→ Problem description
Print the material below exactly as it stands, please, from its first line to the line holding "import numpy as np", with no pictures.

→ Dataset excerpt
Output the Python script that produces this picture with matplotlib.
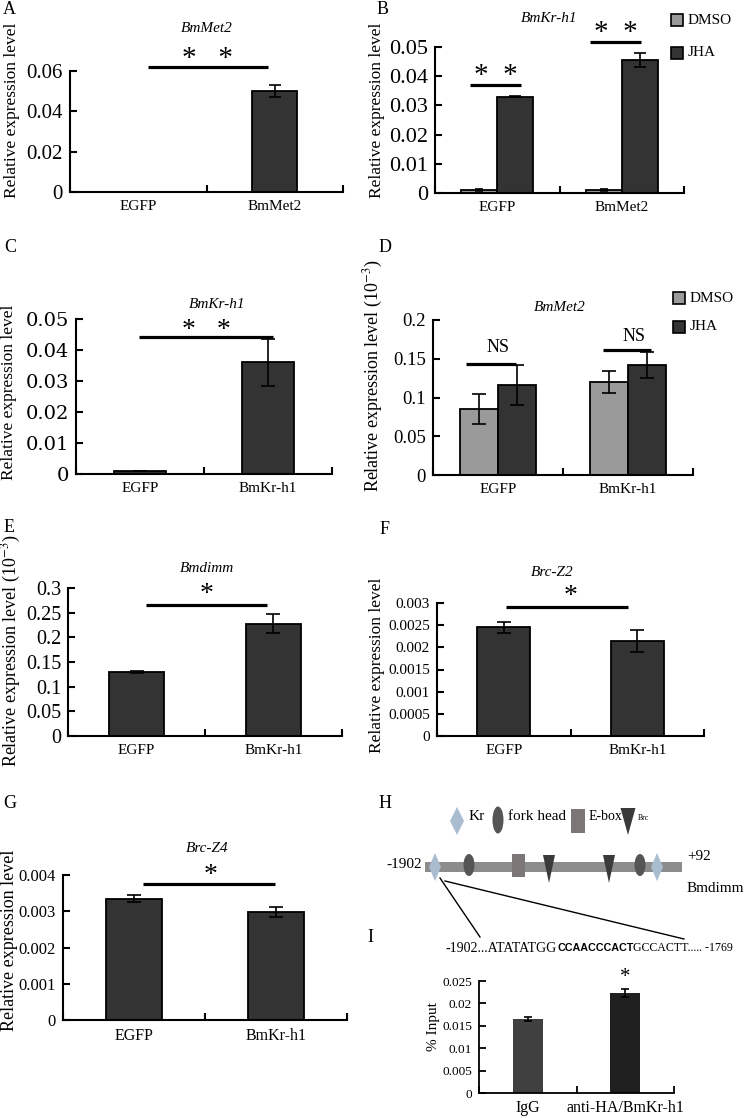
import matplotlib
matplotlib.use('Agg')
import matplotlib.pyplot as plt
from matplotlib.patches import Rectangle, Polygon, Ellipse
import numpy as np

plt.rcParams['font.family'] = ['Liberation Serif', 'DejaVu Serif']
plt.rcParams['mathtext.fontset'] = 'stix'
W, H = 745, 1118

# ---------------- data ----------------
a_cats = ['EGFP', 'BmMet2']
a_vals = [0.0, 0.050]
a_errs = [0.0, 0.003]
a_ticks = [0, 0.02, 0.04, 0.06]
a_ticklabels = ['0', '0.02', '0.04', '0.06']

b_cats = ['EGFP', 'BmMet2']
b_dmso = [0.0010, 0.0010]
b_dmso_err = [0.0002, 0.0003]
b_jha = [0.0330, 0.0455]
b_jha_err = [0.0002, 0.0025]
b_ticks = [0, 0.01, 0.02, 0.03, 0.04, 0.05]
b_ticklabels = ['0', '0.01', '0.02', '0.03', '0.04', '0.05']

c_cats = ['EGFP', 'BmKr-h1']
c_vals = [0.0010, 0.0360]
c_errs = [0.0, 0.0075]
c_ticks = [0, 0.01, 0.02, 0.03, 0.04, 0.05]
c_ticklabels = ['0', '0.01', '0.02', '0.03', '0.04', '0.05']

d_cats = ['EGFP', 'BmKr-h1']
d_dmso = [0.085, 0.120]
d_dmso_err = [0.019, 0.014]
d_jha = [0.116, 0.142]
d_jha_err = [0.026, 0.017]
d_ticks = [0, 0.05, 0.1, 0.15, 0.2]
d_ticklabels = ['0', '0.05', '0.1', '0.15', '0.2']

e_cats = ['EGFP', 'BmKr-h1']
e_vals = [0.130, 0.228]
e_errs = [0.002, 0.020]
e_ticks = [0, 0.05, 0.1, 0.15, 0.2, 0.25, 0.3]
e_ticklabels = ['0', '0.05', '0.1', '0.15', '0.2', '0.25', '0.3']

f_cats = ['EGFP', 'BmKr-h1']
f_vals = [0.00245, 0.00215]
f_errs = [0.00012, 0.00025]
f_ticks = [0, 0.0005, 0.001, 0.0015, 0.002, 0.0025, 0.003]
f_ticklabels = ['0', '0.0005', '0.001', '0.0015', '0.002', '0.0025', '0.003']

g_cats = ['EGFP', 'BmKr-h1']
g_vals = [0.00335, 0.00298]
g_errs = [0.00010, 0.00013]
g_ticks = [0, 0.001, 0.002, 0.003, 0.004]
g_ticklabels = ['0', '0.001', '0.002', '0.003', '0.004']

i_cats = ['IgG', 'anti-HA/BmKr-h1']
i_vals = [0.0165, 0.0224]
i_errs = [0.0005, 0.0009]
i_ticks = [0, 0.005, 0.01, 0.015, 0.02, 0.025]
i_ticklabels = ['0', '0.005', '0.01', '0.015', '0.02', '0.025']

seq_parts = ['-1902...ATATATGG', 'CCAACCCACT', 'GCCACTT..... -1769']

DARK = '#333333'
GRAY = '#9a9a9a'

fig = plt.figure(figsize=(W / 100, H / 100), dpi=100)


def fx(x):
    return x / W


def fy(y):
    return 1 - y / H


def make_ax(l, t, r, b, yticks, yticklabels, cats, tick_fs, cat_fs,
            lw=1.5, tick_family=None, cat_pad=6):
    ax = fig.add_axes([l / W, 1 - b / H, (r - l) / W, (b - t) / H])
    ax.set_xlim(0, len(cats))
    ax.set_ylim(0, yticks[-1])
    ax.patch.set_visible(False)
    for s in ['top', 'right']:
        ax.spines[s].set_visible(False)
    for s in ['left', 'bottom']:
        ax.spines[s].set_linewidth(lw)
    ax.set_xticks(range(len(cats) + 1))
    ax.set_xticklabels([])
    ax.set_xticks(np.arange(len(cats)) + 0.5, minor=True)
    ax.set_xticklabels(cats, minor=True, fontsize=cat_fs)
    ax.tick_params(axis='x', which='major', direction='in', length=5, width=lw)
    ax.tick_params(axis='x', which='minor', length=0, pad=cat_pad)
    ax.set_yticks(yticks)
    kw = {}
    if tick_family:
        kw['family'] = tick_family
    ax.set_yticklabels(yticklabels, fontsize=tick_fs, **kw)
    ax.tick_params(axis='y', direction='in', length=5, width=lw, pad=5)
    return ax


def bars(ax, x, vals, errs, width, color, lw=1.3, cap=4):
    ax.bar(x, vals, width, color=color, edgecolor='black', linewidth=lw,
           yerr=errs, capsize=cap, zorder=2,
           error_kw=dict(elinewidth=1.2, capthick=1.2, ecolor='black', zorder=3))


def sig(ax, x0, x1, y, txt, ty, fs=21, lw=2.3, xc=None):
    ax.plot([x0, x1], [y, y], color='black', lw=lw, clip_on=False,
            solid_capstyle='butt')
    if xc is None:
        xc = (x0 + x1) / 2
    ax.text(xc, ty, txt, ha='center', va='center', fontsize=fs)


def legend_sq(x, y, color, label, fs=11):
    fig.patches.append(Rectangle((fx(x - 6), fy(y + 6)), 12 / W, 12 / H,
                                 transform=fig.transFigure, facecolor=color,
                                 edgecolor='black', linewidth=1.2))
    fig.text(fx(x + 11), fy(y), label, ha='left', va='center', fontsize=fs)


def ylab(x, y, txt, fs=12.5):
    fig.text(fx(x), fy(y), txt, rotation=90, ha='center', va='center', fontsize=fs)


def letter(x, y, txt, fs=13):
    fig.text(fx(x), fy(y), txt, ha='center', va='center', fontsize=fs)


def title(x, y, txt, fs=11):
    fig.text(fx(x), fy(y), txt, ha='center', va='center', fontsize=fs, style='italic')


# ---------------- Panel A ----------------
axA = make_ax(70, 71, 343, 192, a_ticks, a_ticklabels, a_cats, 15, 11)
bars(axA, np.arange(2) + 0.5, a_vals, a_errs, 0.33, DARK)
sig(axA, 0.57, 1.45, 0.0620, '*   *', 0.0660)
letter(9, 10, 'A')
title(207, 28, 'BmMet2')
ylab(12, 110, 'Relative expression level')

# ---------------- Panel B ----------------
axB = make_ax(435, 47, 684, 193, b_ticks, b_ticklabels, b_cats, 16, 11)
bw = 0.29
bars(axB, np.arange(2) + 0.5 - bw / 2, b_dmso, b_dmso_err, bw, GRAY, cap=3)
bars(axB, np.arange(2) + 0.5 + bw / 2, b_jha, b_jha_err, bw, DARK, cap=4)
sig(axB, 0.28, 0.69, 0.0370, '*  *', 0.0402)
sig(axB, 1.245, 1.655, 0.0517, '*  *', 0.0549)
letter(383, 10, 'B')
title(549, 18, 'BmKr-h1')
ylab(377, 110, 'Relative expression level')
legend_sq(677, 20, GRAY, 'DMSO')
legend_sq(677, 53, DARK, 'JHA')

# ---------------- Panel C ----------------
axC = make_ax(76, 319, 332, 474, c_ticks, c_ticklabels, c_cats, 14, 11,
              tick_family='DejaVu Serif')
bars(axC, np.arange(2) + 0.5, c_vals, c_errs, 0.41, DARK, cap=5)
sig(axC, 0.49, 1.54, 0.0442, '*   *', 0.0464, fs=20)
letter(10, 248, 'C')
title(217, 305, 'BmKr-h1')
ylab(9, 392, 'Relative expression level')

# ---------------- Panel D ----------------
axD = make_ax(433, 320, 693, 475, d_ticks, d_ticklabels, d_cats, 13.5, 11)
bars(axD, np.arange(2) + 0.5 - bw / 2, d_dmso, d_dmso_err, bw, GRAY, cap=5)
bars(axD, np.arange(2) + 0.5 + bw / 2, d_jha, d_jha_err, bw, DARK, cap=5)
sig(axD, 0.25, 0.64, 0.1436, 'NS', 0.1640, fs=13, xc=0.50)
sig(axD, 1.31, 1.68, 0.1615, 'NS', 0.1790, fs=13, xc=1.55)
letter(385, 248, 'D')
title(560, 307, 'BmMet2')
ylab(373, 376, 'Relative expression level (10$^{-3}$)', fs=13)
legend_sq(679, 298, GRAY, 'DMSO')
legend_sq(679, 327, DARK, 'JHA')

# ---------------- Panel E ----------------
axE = make_ax(68, 588, 342, 736, e_ticks, e_ticklabels, e_cats, 14.5, 11)
bars(axE, np.arange(2) + 0.5, e_vals, e_errs, 0.40, DARK, cap=5)
sig(axE, 0.57, 1.45, 0.266, '*', 0.286, fs=20, xc=1.01)
letter(9, 528, 'E')
title(207, 569, 'Bmdimm')
ylab(11, 651, 'Relative expression level (10$^{-3}$)', fs=13)

# ---------------- Panel F ----------------
axF = make_ax(437, 603, 704, 736, f_ticks, f_ticklabels, f_cats, 11, 11)
bars(axF, np.arange(2) + 0.5, f_vals, f_errs, 0.40, DARK, cap=5)
sig(axF, 0.52, 1.43, 0.0029, '*', 0.00315, fs=20, xc=1.0)
letter(385, 530, 'F')
title(552, 573, 'Brc-Z2')
ylab(377, 665, 'Relative expression level', fs=12.5)

# ---------------- Panel G ----------------
axG = make_ax(63, 875, 347, 1020, g_ticks, g_ticklabels, g_cats, 12, 11.5)
bars(axG, np.arange(2) + 0.5, g_vals, g_errs, 0.39, DARK, cap=5)
sig(axG, 0.56, 1.49, 0.00375, '*', 0.00400, fs=20, xc=1.04)
letter(10, 803, 'G')
title(207, 848, 'Brc-Z4')
ylab(10, 940, 'Relative expression level', fs=13)

# ---------------- Panel H (promoter diagram) ----------------
letter(385, 803, 'H')
hax = fig.add_axes([372 / W, 1 - 960 / H, (W - 372) / W, (960 - 790) / H])
hax.set_xlim(372, W)
hax.set_ylim(960, 790)
hax.axis('off')

KR_C = '#a9bcd0'
FH_C = '#555555'
EB_C = '#7d7676'
BRC_C = '#3a3a3a'


def diamond(x, y, w, h):
    hax.add_patch(Polygon([(x, y - h / 2), (x + w / 2, y), (x, y + h / 2), (x - w / 2, y)],
                          closed=True, facecolor=KR_C, edgecolor='none', zorder=3))


def oval(x, y, w, h):
    hax.add_patch(Ellipse((x, y), w, h, facecolor=FH_C, edgecolor='none', zorder=3))


def square(x, y, w, h):
    hax.add_patch(Rectangle((x - w / 2, y - h / 2), w, h, facecolor=EB_C,
                            edgecolor='none', zorder=3))


def tri(x, y0, w, h):
    hax.add_patch(Polygon([(x - w / 2, y0), (x + w / 2, y0), (x, y0 + h)],
                          closed=True, facecolor=BRC_C, edgecolor='none', zorder=3))


# legend row
diamond(457, 821, 14, 28)
hax.text(469, 817, 'Kr', fontsize=11, va='center', ha='left')
oval(498, 820, 11, 27)
hax.text(508, 817, 'fork head', fontsize=11, va='center', ha='left')
square(578, 821, 14, 24)
hax.text(589, 817, 'E-box', fontsize=10, va='center', ha='left')
tri(628, 808, 15, 27)
hax.text(638, 818, 'Brc', fontsize=5.5, va='center', ha='left')

# gene body
hax.add_patch(Rectangle((425, 862), 257, 10, facecolor='#8c8c8c', edgecolor='none', zorder=2))
diamond(435, 867, 12, 28)
oval(469, 865, 11, 22)
square(518, 865, 13, 23)
tri(549, 855, 12, 28)
tri(609, 855, 12, 28)
oval(640, 865, 11, 22)
diamond(657, 867, 12, 28)
hax.text(422, 864, '-1902', fontsize=11, ha='right', va='center')
hax.text(687, 857, '+92', fontsize=11, ha='left', va='center')
hax.text(687, 889, 'Bmdimm', fontsize=11, ha='left', va='center')

# zoom lines
hax.plot([440, 480], [878, 937], color='black', lw=1.0)
hax.plot([445, 684], [881, 939], color='black', lw=1.0)

# sequence text with bold core motif
renderer = fig.canvas.get_renderer()
targets = [112, 76, 101]
styles = [dict(family='Liberation Serif', fontweight='normal'),
          dict(family='Liberation Sans', fontweight='bold'),
          dict(family='Liberation Serif', fontweight='normal')]
xcur = 445
for part, tw, st in zip(seq_parts, targets, styles):
    t = fig.text(fx(xcur), fy(948), part, fontsize=9, ha='left', va='center', **st)
    wpx = t.get_window_extent(renderer=renderer).width
    t.set_fontsize(9 * tw / wpx)
    xcur += tw

# ---------------- Panel I ----------------
letter(370, 937, 'I')
axI = make_ax(479, 981, 674, 1093, i_ticks, i_ticklabels, i_cats, 9.5, 11.5,
              lw=1.3, cat_pad=5)
axI.bar(0.5, i_vals[0], 0.31, color='#404040', yerr=i_errs[0], capsize=3,
        error_kw=dict(elinewidth=1.2, capthick=1.2, ecolor='black'))
axI.bar(1.5, i_vals[1], 0.31, color='#202020', yerr=i_errs[1], capsize=3,
        error_kw=dict(elinewidth=1.2, capthick=1.2, ecolor='black'))
axI.text(1.5, 0.0258, '*', ha='center', va='center', fontsize=15)
ylab(434, 1027, '% Input', fs=11)

fig.savefig('out.png', dpi=100)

→ Worked solution
Output the Python script that produces this picture with matplotlib.
import matplotlib
matplotlib.use('Agg')
import matplotlib.pyplot as plt
from matplotlib.patches import Rectangle, Polygon, Ellipse
import numpy as np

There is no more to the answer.